◆ **Problem**: In this exercise, return the whole listing exactly, excluding any images.

◆ **Data block**:
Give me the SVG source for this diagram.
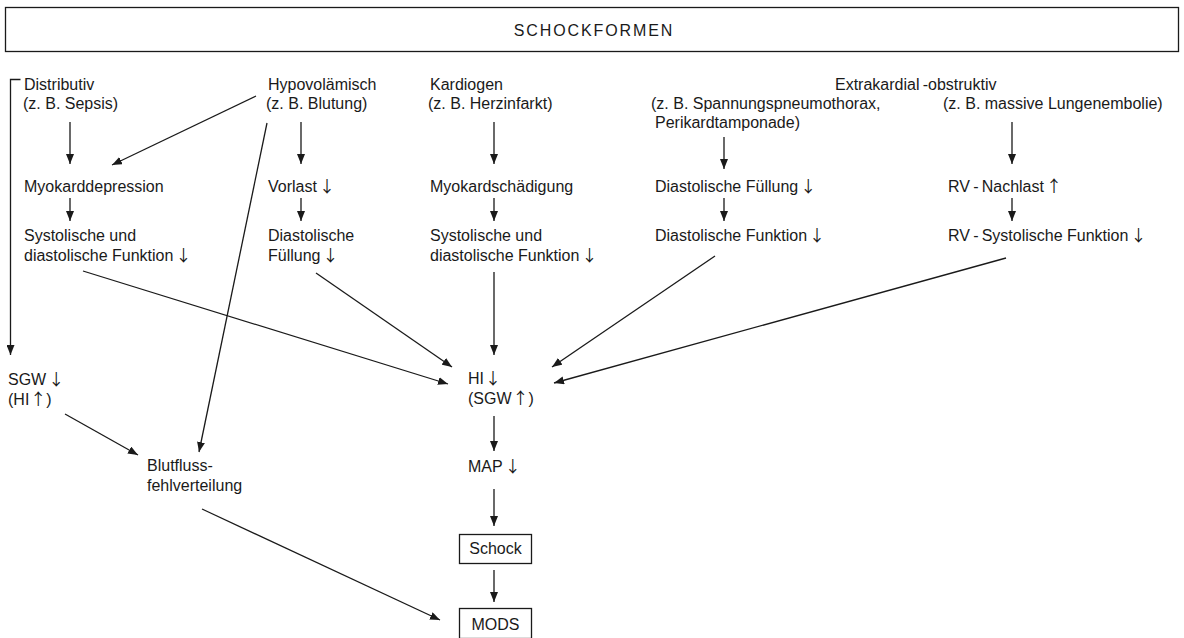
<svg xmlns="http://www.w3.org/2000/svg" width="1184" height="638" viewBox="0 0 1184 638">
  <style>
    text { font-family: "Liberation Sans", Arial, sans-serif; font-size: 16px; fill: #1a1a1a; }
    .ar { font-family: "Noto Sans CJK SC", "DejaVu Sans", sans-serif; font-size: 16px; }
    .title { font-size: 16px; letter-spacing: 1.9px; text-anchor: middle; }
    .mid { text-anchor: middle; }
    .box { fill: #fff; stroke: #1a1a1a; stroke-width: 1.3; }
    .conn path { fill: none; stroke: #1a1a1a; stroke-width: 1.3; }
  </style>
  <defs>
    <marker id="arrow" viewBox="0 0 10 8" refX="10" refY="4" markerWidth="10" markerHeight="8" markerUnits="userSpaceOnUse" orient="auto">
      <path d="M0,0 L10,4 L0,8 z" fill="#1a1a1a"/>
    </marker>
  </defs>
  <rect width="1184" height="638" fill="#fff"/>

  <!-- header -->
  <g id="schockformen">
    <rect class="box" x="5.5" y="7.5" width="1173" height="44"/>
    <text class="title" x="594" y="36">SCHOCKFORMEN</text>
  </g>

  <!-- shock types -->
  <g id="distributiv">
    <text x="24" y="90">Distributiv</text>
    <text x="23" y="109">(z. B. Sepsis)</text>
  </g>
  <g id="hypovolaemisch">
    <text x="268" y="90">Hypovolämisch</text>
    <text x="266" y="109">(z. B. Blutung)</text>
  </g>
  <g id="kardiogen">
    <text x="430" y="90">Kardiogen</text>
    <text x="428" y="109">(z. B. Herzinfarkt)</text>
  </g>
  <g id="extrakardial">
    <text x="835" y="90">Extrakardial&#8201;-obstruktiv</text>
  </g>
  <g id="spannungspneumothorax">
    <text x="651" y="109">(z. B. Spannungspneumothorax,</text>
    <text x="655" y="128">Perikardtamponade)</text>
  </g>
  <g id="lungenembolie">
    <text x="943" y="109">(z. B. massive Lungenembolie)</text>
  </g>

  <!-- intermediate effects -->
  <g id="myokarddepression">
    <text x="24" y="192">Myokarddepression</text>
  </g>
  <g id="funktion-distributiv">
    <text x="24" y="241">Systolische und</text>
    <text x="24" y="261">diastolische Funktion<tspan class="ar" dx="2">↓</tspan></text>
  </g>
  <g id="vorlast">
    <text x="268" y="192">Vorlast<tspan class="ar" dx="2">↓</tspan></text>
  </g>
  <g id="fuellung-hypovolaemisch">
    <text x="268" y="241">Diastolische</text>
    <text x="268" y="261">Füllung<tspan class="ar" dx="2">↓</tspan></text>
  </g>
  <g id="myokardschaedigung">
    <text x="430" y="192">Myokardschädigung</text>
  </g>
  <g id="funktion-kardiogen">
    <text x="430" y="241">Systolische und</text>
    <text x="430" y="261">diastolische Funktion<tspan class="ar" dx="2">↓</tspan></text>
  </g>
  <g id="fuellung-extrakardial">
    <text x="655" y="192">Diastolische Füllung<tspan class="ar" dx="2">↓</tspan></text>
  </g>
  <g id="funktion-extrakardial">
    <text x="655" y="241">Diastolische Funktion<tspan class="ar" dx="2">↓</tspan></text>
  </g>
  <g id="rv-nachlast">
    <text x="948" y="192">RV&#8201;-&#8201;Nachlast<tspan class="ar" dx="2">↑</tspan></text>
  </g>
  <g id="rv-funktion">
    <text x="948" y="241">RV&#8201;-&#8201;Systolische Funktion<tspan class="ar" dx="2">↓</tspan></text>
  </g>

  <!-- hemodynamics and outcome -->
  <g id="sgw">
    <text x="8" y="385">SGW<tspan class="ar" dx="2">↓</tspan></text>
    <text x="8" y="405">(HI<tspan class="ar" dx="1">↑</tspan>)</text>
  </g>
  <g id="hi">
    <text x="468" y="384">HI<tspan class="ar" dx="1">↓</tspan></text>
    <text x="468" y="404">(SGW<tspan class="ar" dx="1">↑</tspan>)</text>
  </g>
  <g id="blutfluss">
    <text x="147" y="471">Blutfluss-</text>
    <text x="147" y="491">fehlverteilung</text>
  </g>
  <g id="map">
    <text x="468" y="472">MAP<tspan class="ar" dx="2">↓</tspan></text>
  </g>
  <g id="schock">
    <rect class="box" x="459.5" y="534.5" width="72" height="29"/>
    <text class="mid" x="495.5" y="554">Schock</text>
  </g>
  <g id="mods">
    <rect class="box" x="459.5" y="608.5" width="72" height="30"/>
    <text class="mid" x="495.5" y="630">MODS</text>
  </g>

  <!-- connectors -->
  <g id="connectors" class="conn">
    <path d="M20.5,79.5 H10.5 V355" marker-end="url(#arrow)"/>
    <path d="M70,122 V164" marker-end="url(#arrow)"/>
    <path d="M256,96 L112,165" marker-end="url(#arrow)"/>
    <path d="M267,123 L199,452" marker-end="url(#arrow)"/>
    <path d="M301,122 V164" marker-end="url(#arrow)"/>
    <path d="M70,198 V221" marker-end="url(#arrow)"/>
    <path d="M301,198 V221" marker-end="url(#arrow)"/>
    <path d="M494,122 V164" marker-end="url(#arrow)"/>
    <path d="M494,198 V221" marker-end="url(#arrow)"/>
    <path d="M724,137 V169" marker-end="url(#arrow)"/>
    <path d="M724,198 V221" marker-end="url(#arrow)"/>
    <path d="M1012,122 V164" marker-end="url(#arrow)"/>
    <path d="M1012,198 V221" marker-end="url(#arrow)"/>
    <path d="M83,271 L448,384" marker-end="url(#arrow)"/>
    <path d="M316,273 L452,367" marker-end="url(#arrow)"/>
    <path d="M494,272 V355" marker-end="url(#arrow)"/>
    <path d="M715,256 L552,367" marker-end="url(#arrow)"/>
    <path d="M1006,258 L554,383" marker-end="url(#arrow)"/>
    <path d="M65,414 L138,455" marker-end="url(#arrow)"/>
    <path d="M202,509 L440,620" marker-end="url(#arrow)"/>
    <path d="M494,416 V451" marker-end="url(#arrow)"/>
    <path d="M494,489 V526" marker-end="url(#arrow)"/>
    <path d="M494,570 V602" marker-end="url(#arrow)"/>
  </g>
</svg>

◆ **Expected answer**:
Give me the SVG source for this diagram.
<svg xmlns="http://www.w3.org/2000/svg" width="1184" height="638" viewBox="0 0 1184 638">
  <style>
    text { font-family: "Liberation Sans", Arial, sans-serif; font-size: 16px; fill: #1a1a1a; }
    .ar { font-family: "Noto Sans CJK SC", "DejaVu Sans", sans-serif; font-size: 16px; }
    .title { font-size: 16px; letter-spacing: 1.9px; text-anchor: middle; }
    .mid { text-anchor: middle; }
    .box { fill: #fff; stroke: #1a1a1a; stroke-width: 1.3; }
    .conn path { fill: none; stroke: #1a1a1a; stroke-width: 1.3; }
  </style>
  <defs>
    <marker id="arrow" viewBox="0 0 10 8" refX="10" refY="4" markerWidth="10" markerHeight="8" markerUnits="userSpaceOnUse" orient="auto">
      <path d="M0,0 L10,4 L0,8 z" fill="#1a1a1a"/>
    </marker>
  </defs>
  <rect width="1184" height="638" fill="#fff"/>

  <!-- header -->
  <g id="schockformen">
    <rect class="box" x="5.5" y="7.5" width="1173" height="44"/>
    <text class="title" x="594" y="36">SCHOCKFORMEN</text>
  </g>

  <!-- shock types -->
  <g id="distributiv">
    <text x="24" y="90">Distributiv</text>
    <text x="23" y="109">(z. B. Sepsis)</text>
  </g>
  <g id="hypovolaemisch">
    <text x="268" y="90">Hypovolämisch</text>
    <text x="266" y="109">(z. B. Blutung)</text>
  </g>
  <g id="kardiogen">
    <text x="430" y="90">Kardiogen</text>
    <text x="428" y="109">(z. B. Herzinfarkt)</text>
  </g>
  <g id="extrakardial">
    <text x="835" y="90">Extrakardial&#8201;-obstruktiv</text>
  </g>
  <g id="spannungspneumothorax">
    <text x="651" y="109">(z. B. Spannungspneumothorax,</text>
    <text x="655" y="128">Perikardtamponade)</text>
  </g>
  <g id="lungenembolie">
    <text x="943" y="109">(z. B. massive Lungenembolie)</text>
  </g>

  <!-- intermediate effects -->
  <g id="myokarddepression">
    <text x="24" y="192">Myokarddepression</text>
  </g>
  <g id="funktion-distributiv">
    <text x="24" y="241">Systolische und</text>
    <text x="24" y="261">diastolische Funktion<tspan class="ar" dx="2">↓</tspan></text>
  </g>
  <g id="vorlast">
    <text x="268" y="192">Vorlast<tspan class="ar" dx="2">↓</tspan></text>
  </g>
  <g id="fuellung-hypovolaemisch">
    <text x="268" y="241">Diastolische</text>
    <text x="268" y="261">Füllung<tspan class="ar" dx="2">↓</tspan></text>
  </g>
  <g id="myokardschaedigung">
    <text x="430" y="192">Myokardschädigung</text>
  </g>
  <g id="funktion-kardiogen">
    <text x="430" y="241">Systolische und</text>
    <text x="430" y="261">diastolische Funktion<tspan class="ar" dx="2">↓</tspan></text>
  </g>
  <g id="fuellung-extrakardial">
    <text x="655" y="192">Diastolische Füllung<tspan class="ar" dx="2">↓</tspan></text>
  </g>
  <g id="funktion-extrakardial">
    <text x="655" y="241">Diastolische Funktion<tspan class="ar" dx="2">↓</tspan></text>
  </g>
  <g id="rv-nachlast">
    <text x="948" y="192">RV&#8201;-&#8201;Nachlast<tspan class="ar" dx="2">↑</tspan></text>
  </g>
  <g id="rv-funktion">
    <text x="948" y="241">RV&#8201;-&#8201;Systolische Funktion<tspan class="ar" dx="2">↓</tspan></text>
  </g>

  <!-- hemodynamics and outcome -->
  <g id="sgw">
    <text x="8" y="385">SGW<tspan class="ar" dx="2">↓</tspan></text>
    <text x="8" y="405">(HI<tspan class="ar" dx="1">↑</tspan>)</text>
  </g>
  <g id="hi">
    <text x="468" y="384">HI<tspan class="ar" dx="1">↓</tspan></text>
    <text x="468" y="404">(SGW<tspan class="ar" dx="1">↑</tspan>)</text>
  </g>
  <g id="blutfluss">
    <text x="147" y="471">Blutfluss-</text>
    <text x="147" y="491">fehlverteilung</text>
  </g>
  <g id="map">
    <text x="468" y="472">MAP<tspan class="ar" dx="2">↓</tspan></text>
  </g>
  <g id="schock">
    <rect class="box" x="459.5" y="534.5" width="72" height="29"/>
    <text class="mid" x="495.5" y="554">Schock</text>
  </g>
  <g id="mods">
    <rect class="box" x="459.5" y="608.5" width="72" height="30"/>
    <text class="mid" x="495.5" y="630">MODS</text>
  </g>

  <!-- connectors -->
  <g id="connectors" class="conn">
    <path d="M20.5,79.5 H10.5 V355" marker-end="url(#arrow)"/>
    <path d="M70,122 V164" marker-end="url(#arrow)"/>
    <path d="M256,96 L112,165" marker-end="url(#arrow)"/>
    <path d="M267,123 L199,452" marker-end="url(#arrow)"/>
    <path d="M301,122 V164" marker-end="url(#arrow)"/>
    <path d="M70,198 V221" marker-end="url(#arrow)"/>
    <path d="M301,198 V221" marker-end="url(#arrow)"/>
    <path d="M494,122 V164" marker-end="url(#arrow)"/>
    <path d="M494,198 V221" marker-end="url(#arrow)"/>
    <path d="M724,137 V169" marker-end="url(#arrow)"/>
    <path d="M724,198 V221" marker-end="url(#arrow)"/>
    <path d="M1012,122 V164" marker-end="url(#arrow)"/>
    <path d="M1012,198 V221" marker-end="url(#arrow)"/>
    <path d="M83,271 L448,384" marker-end="url(#arrow)"/>
    <path d="M316,273 L452,367" marker-end="url(#arrow)"/>
    <path d="M494,272 V355" marker-end="url(#arrow)"/>
    <path d="M715,256 L552,367" marker-end="url(#arrow)"/>
    <path d="M1006,258 L554,383" marker-end="url(#arrow)"/>
    <path d="M65,414 L138,455" marker-end="url(#arrow)"/>
    <path d="M202,509 L440,620" marker-end="url(#arrow)"/>
    <path d="M494,416 V451" marker-end="url(#arrow)"/>
    <path d="M494,489 V526" marker-end="url(#arrow)"/>
    <path d="M494,570 V602" marker-end="url(#arrow)"/>
  </g>
</svg>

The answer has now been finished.